Jared Axelrod has been dropping story germs over here as an extension of Mur Lafferty’s News From Poughkeepsie project. His latest category tackles the Western genre. He has this to say:
I don’t watch a whole lot of television, but I don’t dare miss an episode of PROJECT RUNWAY. As an examination of the creative process and an intriguing character study of the kind of people who chose to make creation their life, it’s hard to beat. Plus, you get fashion shows and the idiosyncratic charm of Tim Gunn. It’s hard not to like such a program.
But I was watching last weeks episode and I almost punched the screen. The contestants were challenged to come up with an outfit based on a cinematic genre, and nobody wanted “Westerns.” In fact, not only did no one want Westerns, but there was serious Western bad-mouthing through most of the episode.
I just about lost it. What is wrong with Westerns, I ask? What?
Not a damn thing, that’s what.
I happen to agree. It’s one of my favorite movie genres and I tackled it in a sci-fi direction for my first NaNoWriMo.
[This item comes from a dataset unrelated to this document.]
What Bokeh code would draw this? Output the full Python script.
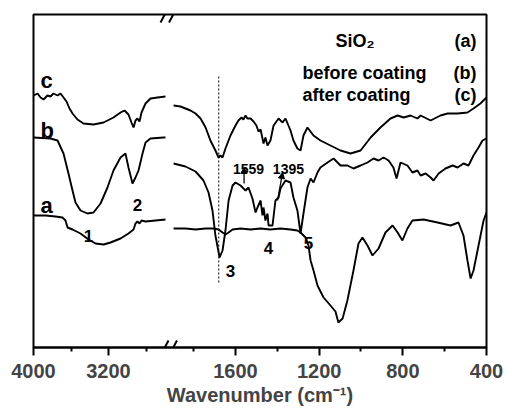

I think the two genres taste great together because they are both most often about people living on the frontier of different sorts. It’s about how that difficult life shapes them, changes them. Sometimes it’s a change for the better and sometimes not. It’s also about looking at the kinds of people that move out to the edges and why they do it. Everything from Little House on the Prairie to Firefly/Serenity to some very enjoyable podcasts (Solar Clipper and Tumbler) fall under the genre.
It wouldn’t break my heart to see Westerns replace or join Steampunk and Zombie in the hearts of geeks everywhere. Heck even mash them up together. They’re certainly compatible. So I’m going to try and do at least a couple of his prompts this week. One of them may even turn into a NaNo thing. We’ll see.